2025年3月13日(木)

日本の漁業 こうすれば復活できる

2025年3月13日

改正漁業法に基づく科学的資源管理の導入

 過大すぎる枠の設定に識者からの批判の声が上がる中、15年漁期からようやく科学者からの枠の勧告(ABC)に一応即した漁獲枠が設定されるようになる。さらに20年末の改正漁業法施行を受け、「最大持続生産量(Maximum Sustainable Yield: MSY)」という科学概念に即した資源管理が本格的に導入され、スケトウダラについてもMSYに基づく資源管理が本格的に導入された。

 資源管理の効果は徐々に現れている兆しが見える。水研機構によると、日本海北部系群のスケトウダラは、ABCに即した漁獲枠が設定されるようになった15年を境に(親)魚の資源量が徐々に増加(下図参照)、漁獲圧も17年漁期以降は適正水準となり、資源の中で漁獲される割合も、一時は20%以上だったものが20年漁期以降には2~3%まで下がっている。

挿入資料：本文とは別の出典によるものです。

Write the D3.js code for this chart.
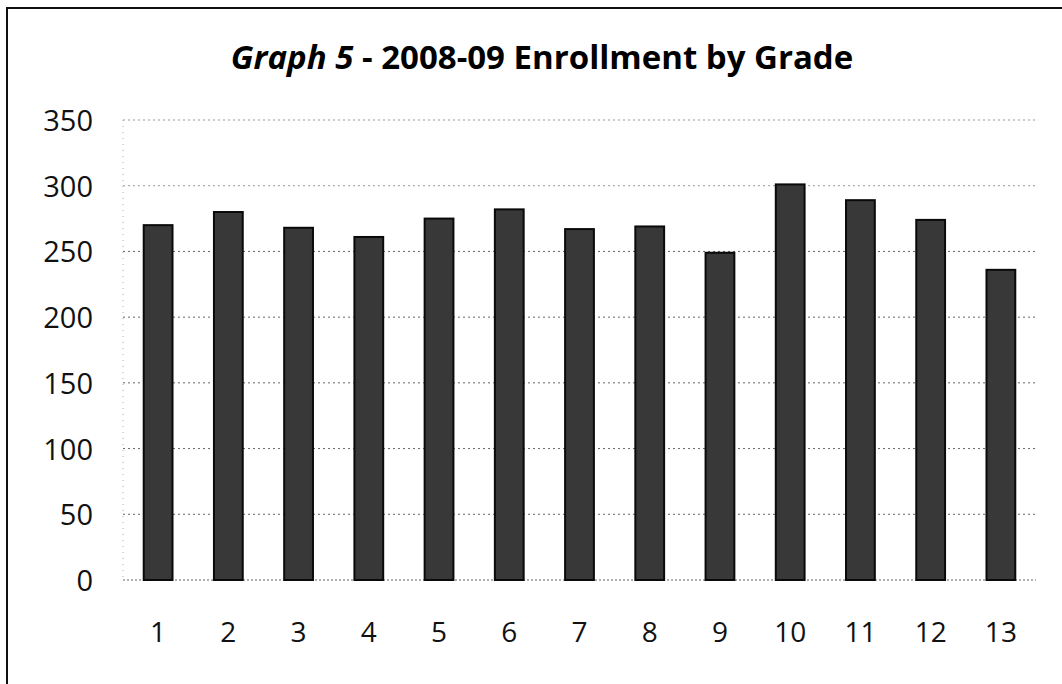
<!DOCTYPE html>
<html>
<head>
<meta charset="utf-8">
<script src="https://cdn.jsdelivr.net/npm/d3@7"></script>
<style>
  body { margin: 0; background: #fff; }
  svg { display: block; }
  .tick text { font-family: "Open Sans", "Noto Sans", sans-serif; fill: #111; }
</style>
</head>
<body>
<div class="chart"></div>
<script>
// Graph 5 - enrollment by grade

var grades = ["1", "2", "3", "4", "5", "6", "7", "8", "9", "10", "11", "12", "13"];
var enrollment = [270, 280, 268, 261, 275, 282, 267, 269, 249, 301, 289, 274, 236];
var yTicks = [0, 50, 100, 150, 200, 250, 300, 350];

var svgWidth = 1062;
var svgHeight = 684;

var margin = { top: 120, right: 26, bottom: 104, left: 123 };
var width = svgWidth - margin.left - margin.right;
var height = svgHeight - margin.top - margin.bottom;

var svg = d3.select(".chart")
  .append("svg")
  .attr("width", svgWidth)
  .attr("height", svgHeight);

// outer frame of the chart
svg.append("rect")
  .attr("x", 7)
  .attr("y", 8)
  .attr("width", svgWidth + 20)
  .attr("height", svgHeight + 20)
  .attr("fill", "none")
  .attr("stroke", "#111")
  .attr("stroke-width", 2);

// title, first part italic
var title = svg.append("text")
  .attr("x", 542)
  .attr("y", 69)
  .attr("text-anchor", "middle")
  .attr("font-family", "'Open Sans', 'Noto Sans', sans-serif")
  .attr("font-weight", "bold")
  .attr("font-size", 33)
  .attr("fill", "#000");
title.append("tspan").attr("font-style", "italic").text("Graph 5");
title.append("tspan").text(" - 2008-09 Enrollment by Grade");

var chartGroup = svg.append("g")
  .attr("transform", `translate(${margin.left}, ${margin.top})`);

var xScale = d3.scaleBand()
  .domain(grades)
  .range([0, width])
  .paddingInner(0.59)
  .paddingOuter(0.295);

var yScale = d3.scaleLinear()
  .domain([0, 350])
  .range([height, 0]);

// gridlines
chartGroup.append("g")
  .selectAll("line")
  .data(yTicks.slice(1))
  .enter()
  .append("line")
  .attr("x1", 0)
  .attr("x2", width)
  .attr("y1", d => yScale(d))
  .attr("y2", d => yScale(d))
  .attr("stroke", d => d >= 300 ? "#999" : "#666")
  .attr("stroke-width", 1)
  .attr("stroke-dasharray", "2,3");

// left dotted axis line and baseline
chartGroup.append("line")
  .attr("x1", 0).attr("x2", 0)
  .attr("y1", yScale(350)).attr("y2", height)
  .attr("stroke", "#aaa")
  .attr("stroke-dasharray", "1,5");
chartGroup.append("line")
  .attr("x1", 0).attr("x2", width)
  .attr("y1", height).attr("y2", height)
  .attr("stroke", "#666")
  .attr("stroke-dasharray", "2,2");

// bars
chartGroup.selectAll("rect.bar")
  .data(enrollment)
  .enter()
  .append("rect")
  .attr("class", "bar")
  .attr("x", (d, i) => xScale(grades[i]))
  .attr("y", d => yScale(d))
  .attr("width", xScale.bandwidth())
  .attr("height", d => height - yScale(d))
  .attr("fill", "#383838")
  .attr("stroke", "#0a0a0a")
  .attr("stroke-width", 2);

// y axis labels
var leftAxis = d3.axisLeft(yScale)
  .tickValues(yTicks)
  .tickSize(0)
  .tickPadding(30);
chartGroup.append("g")
  .call(leftAxis)
  .call(g => g.select(".domain").remove())
  .selectAll("text")
  .attr("font-size", 29)
  .attr("dy", "0.36em");

// x axis labels
var bottomAxis = d3.axisBottom(xScale)
  .tickSize(0)
  .tickPadding(42);
chartGroup.append("g")
  .attr("transform", `translate(0, ${height})`)
  .call(bottomAxis)
  .call(g => g.select(".domain").remove())
  .selectAll("text")
  .attr("font-size", 28);
</script>
</body>
</html>
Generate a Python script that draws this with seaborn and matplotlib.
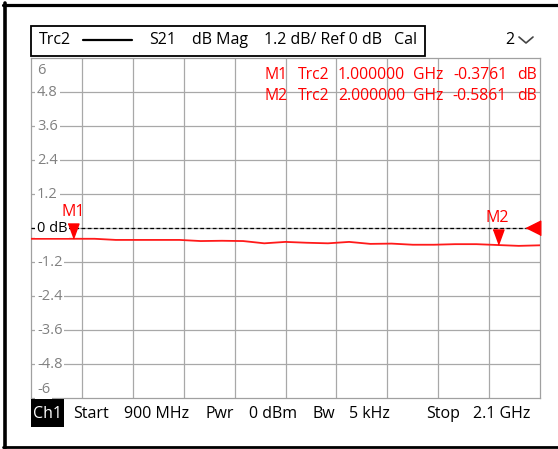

 改正漁業法では、国に対して資源管理に関する基本方針(「資源管理基本方針」と言う)を定めている(第11条)。また、この基本方針中で各資源に関してMSY水準に設定される「目標管理基準値(以下「目標ライン」と略)」と、ここを割ったら「資源再建計画」を立てて資源回復策を実施しなければならない「限界管理基準値」(以下「限界ライン」と略)を設け、漁獲枠は資源が「目標ライン」を上回る状態に維持・回復させるように定めるよう規定している(第12条及び15条)。

 スケトウダラ日本海北部系群は、上向きつつあるとは言え資源量はMSY水準である「目標ライン」どころか「限界ライン」も下回っている。このため「資源再建計画」が策定されており、31年までに50%以上の確率で「限界ライン」に到達するよう漁獲枠を設定すること、親魚の量が41年に50%以上の確率で「目標ライン」を上回るような漁獲枠の立て方を検討することとなっている(資源管理基本方針別紙2-9 すけとうだら日本海北部系群)。

 しかし水研機構の資源評価によると、現在採用されている漁獲圧(今年漁期の漁獲枠は1万9700トンで以降漸増)では、「目標ライン」達成目標年度の41年から4年後の45年になっても達成確率は32%でしかないと予想されている。他方、もし漁獲枠を今漁期に6800トンで以降漸増させるようなかたちで漁獲圧を下げたならば、45年に82%の確率で目標ラインの資源量に到達するだろう、とも言っている。ちなみにこの場合の今漁期の漁獲枠は、統計がある直近10年(14~23年漁期)の漁獲量平均(5870トン)よりも低い。

 資源再建計画は「少なくとも2年ごとに資源評価に基づき…計画の見直しその他必要な措置を講じる」と定めている。この資源の資源再建計画は22年度から開始されていることから、来26年は「見直しその他必要な措置を講じる」年に当たる。資源回復のため、見直しのある来年には、漁獲枠は今年の1万9700トンから、例えば先述のようなかたちにまで漁獲圧を落とす必要があるだろう。